**GIVEN EXERCISE:** Extract each line where the string "this" shows up.

Figure scripts
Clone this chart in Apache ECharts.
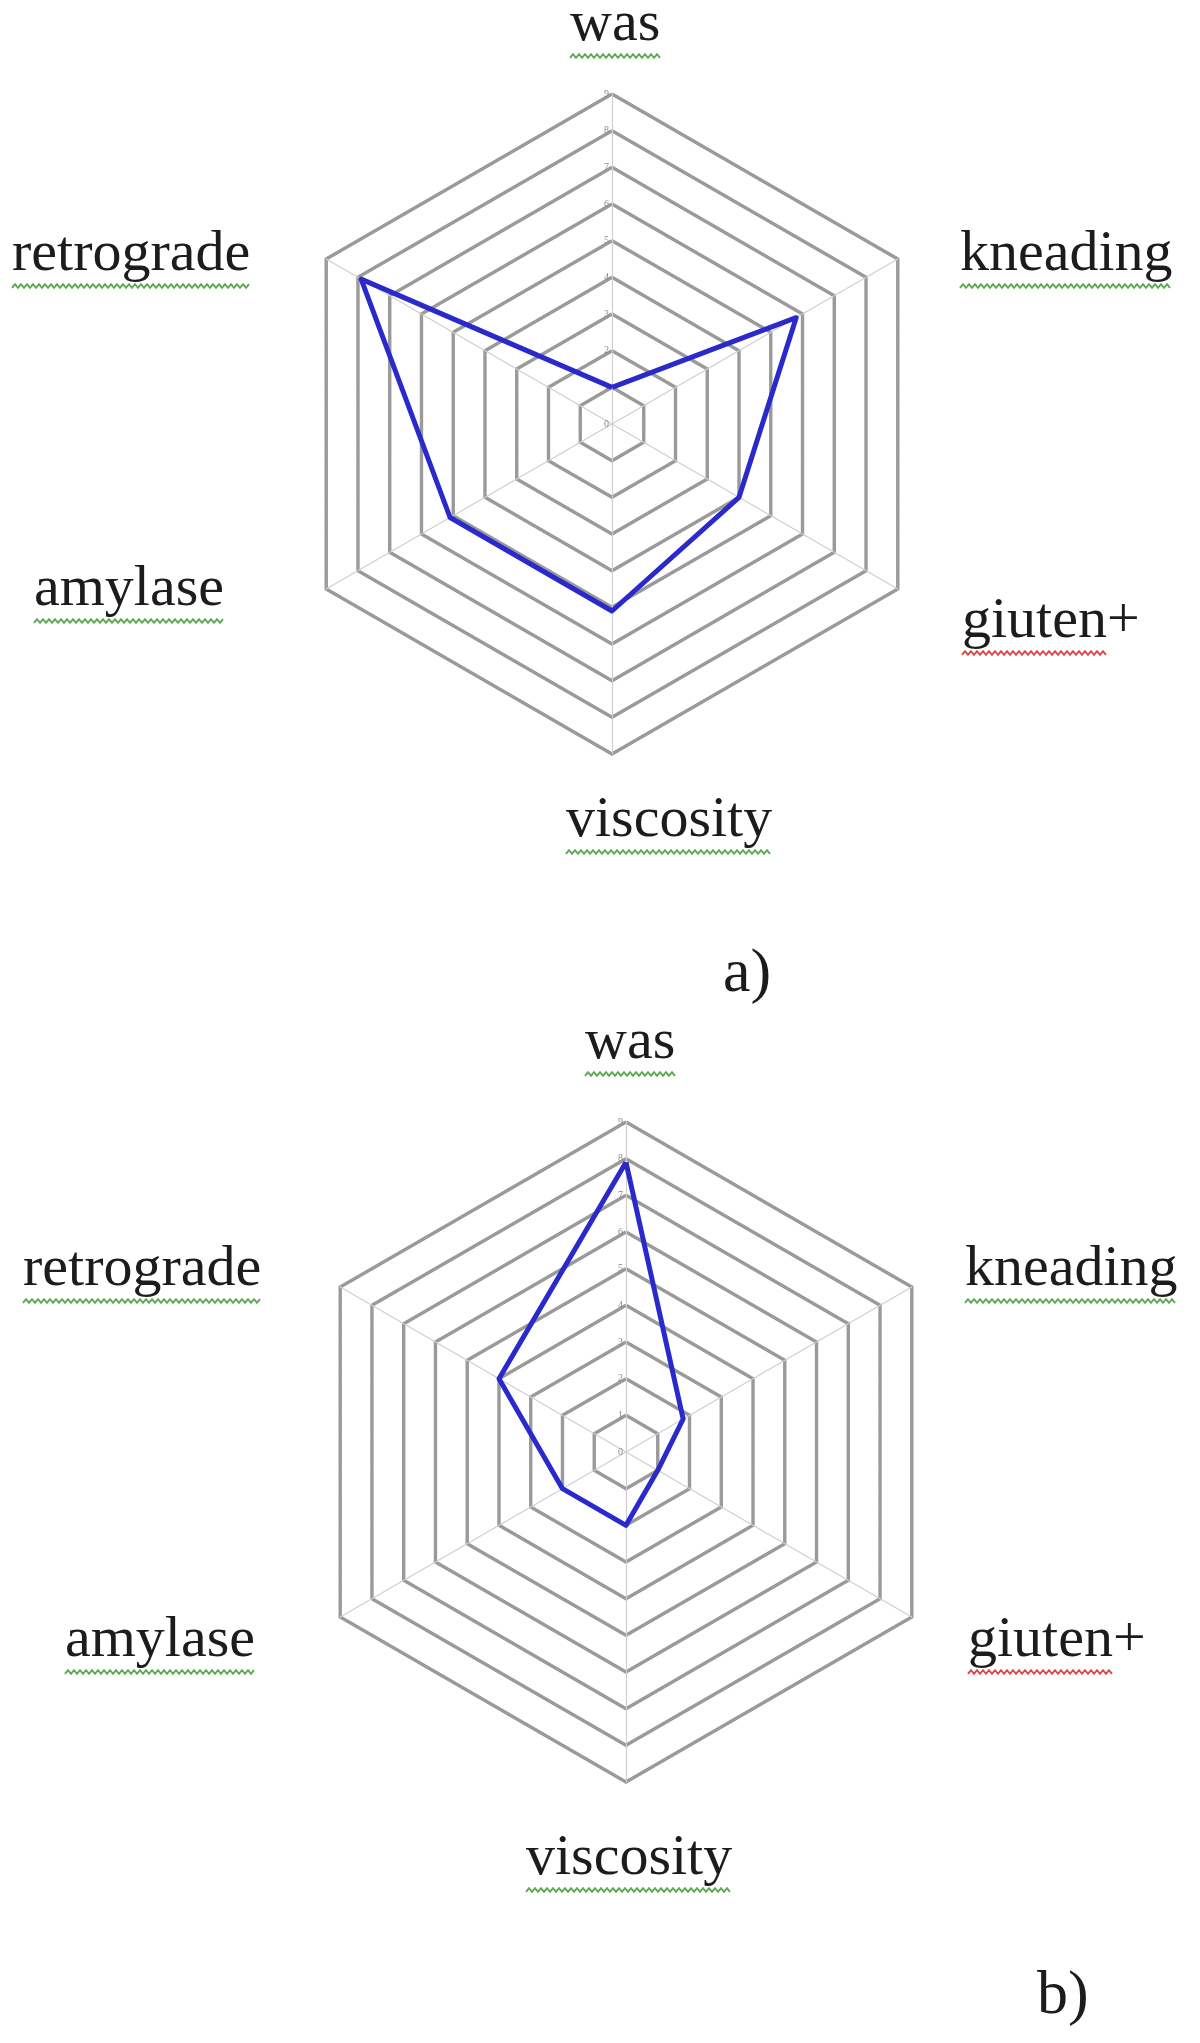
<!DOCTYPE html>
<html><head><meta charset="utf-8">
<script src="https://cdn.jsdelivr.net/npm/echarts@6/dist/echarts.min.js"></script>
<style>html,body{margin:0;padding:0;background:#fff}#c{width:1200px;height:2043px}</style>
</head><body><div id="c"></div>
<script>
// Data (radar axes listed counter-clockwise from the top, as ECharts places them)
const axisNames = ['was', 'retrograde', 'amylase', 'viscosity', 'giuten+', 'kneading'];
const valuesA = [1.0, 7.9, 5.1, 5.1, 4.0, 5.8];
const valuesB = [7.9, 4.0, 2.0, 2.0, 1.0, 1.8];
const axisMax = 9;
const ringCount = 9;
const panelLabels = ['a)', 'b)'];

// Layout (styling only): [left x, baseline y]
const FSIZE = 58;
const FONT = FSIZE + 'px "Liberation Serif"';
const labelPos = [
  { // chart a
    'was': [570, 44], 'retrograde': [12, 274], 'kneading': [960, 274],
    'amylase': [34, 609], 'giuten+': [962, 641], 'viscosity': [566, 840],
    panel: [723, 996]
  },
  { // chart b
    'was': [585, 1062], 'retrograde': [23, 1289], 'kneading': [965, 1289],
    'amylase': [65, 1660], 'giuten+': [968, 1660], 'viscosity': [526, 1878],
    panel: [1037, 2018]
  }
];

const cvs = document.createElement('canvas').getContext('2d');
function textWidth(t, font) { cvs.font = font; return cvs.measureText(t).width; }

function wave(x0, w, y, color) {
  const pts = [];
  let i = 0;
  for (let x = x0; x <= x0 + w; x += 3, i++) pts.push([x, y + (i % 2 ? -1.8 : 1.8)]);
  return { type: 'polyline', silent: true, shape: { points: pts }, style: { stroke: color, lineWidth: 2, fill: null } };
}

const graphics = [];
labelPos.forEach(function (lp, k) {
  axisNames.forEach(function (name) {
    const p = lp[name];
    graphics.push({ type: 'text', x: p[0], y: p[1] - 0.3375 * FSIZE, silent: true,
      style: { text: name, font: FONT, fill: '#1c1c1c', align: 'left', verticalAlign: 'middle' } });
    const isRed = name === 'giuten+';
    const underText = isRed ? 'giuten' : name;
    graphics.push(wave(p[0], textWidth(underText, FONT), p[1] + 12, isRed ? '#d94a4a' : '#5fa855'));
  });
  graphics.push({ type: 'text', x: lp.panel[0], y: lp.panel[1] - 0.3375 * 62, silent: true,
    style: { text: panelLabels[k], font: '62px "Liberation Serif"', fill: '#1c1c1c', align: 'left', verticalAlign: 'middle' } });
});

function radarCfg(center) {
  return {
    center: center, radius: 330, startAngle: 90, shape: 'polygon', splitNumber: ringCount,
    indicator: axisNames.map(function (n, i) {
      const ind = { name: n, min: 0, max: axisMax };
      if (i === 0) ind.axisLabel = { show: true, fontSize: 10, color: '#8a8a8a', margin: 3, fontFamily: 'Liberation Serif' };
      return ind;
    }),
    axisName: { show: false },
    splitLine: { lineStyle: { color: '#9a9a9a', width: 3.4 } },
    splitArea: { show: false },
    axisLine: { lineStyle: { color: '#cfcfcf', width: 1.2 } }
  };
}

const chart = echarts.init(document.getElementById('c'), null, { renderer: 'canvas' });
chart.setOption({
  backgroundColor: '#ffffff',
  animation: false,
  radar: [radarCfg([612, 424]), radarCfg([626, 1452])],
  series: [
    { type: 'radar', radarIndex: 0, symbol: 'none',
      lineStyle: { color: '#2a2acc', width: 5 }, data: [{ value: valuesA }] },
    { type: 'radar', radarIndex: 1, symbol: 'none',
      lineStyle: { color: '#2a2acc', width: 5 }, data: [{ value: valuesB }] }
  ],
  graphic: graphics
});
</script></body></html>
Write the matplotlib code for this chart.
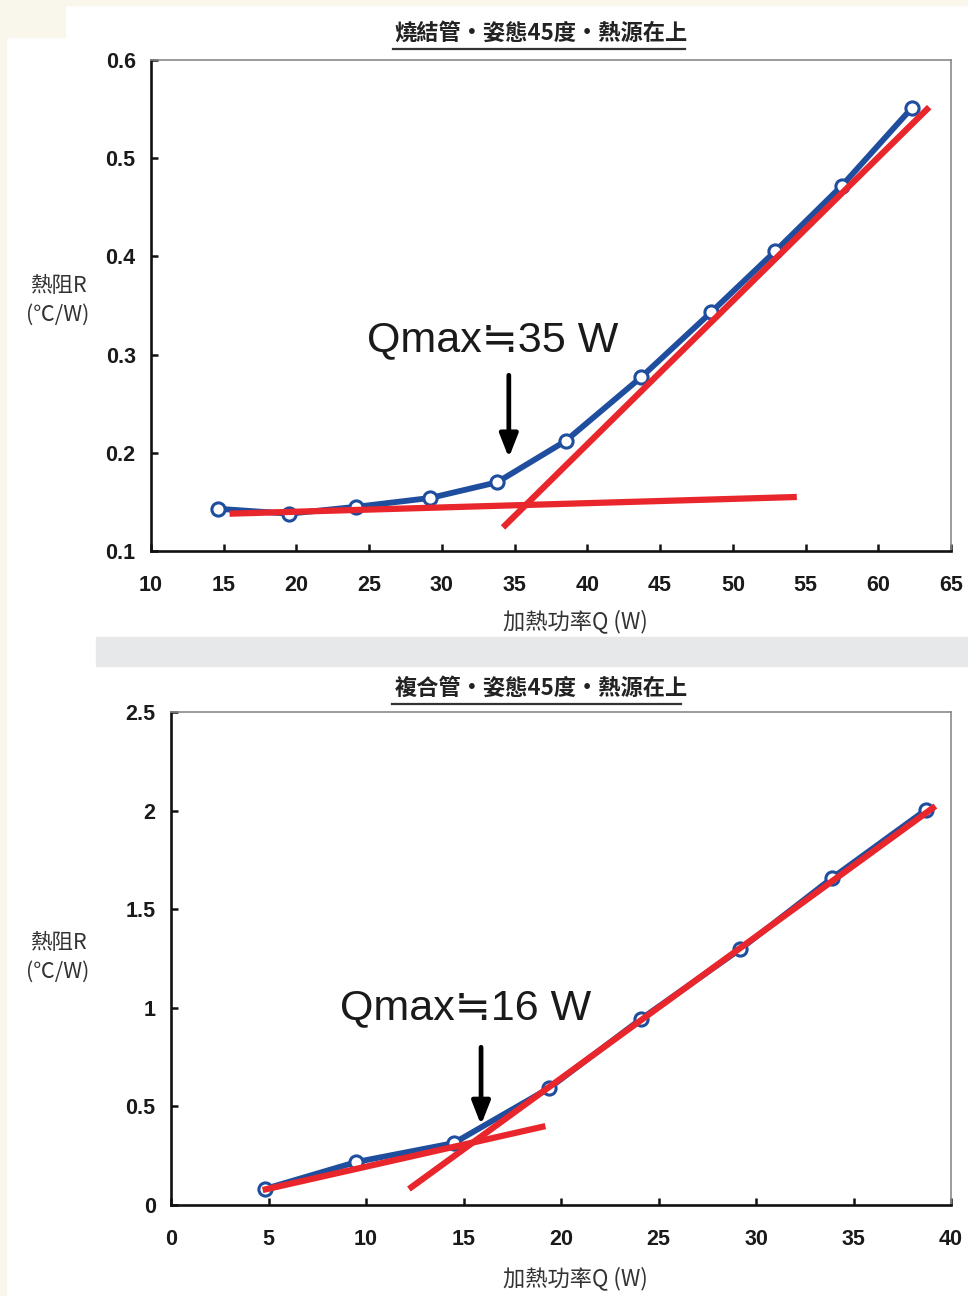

**FINAL ANSWER:**
Clone this chart in Apache ECharts.
Write the matplotlib code for this chart.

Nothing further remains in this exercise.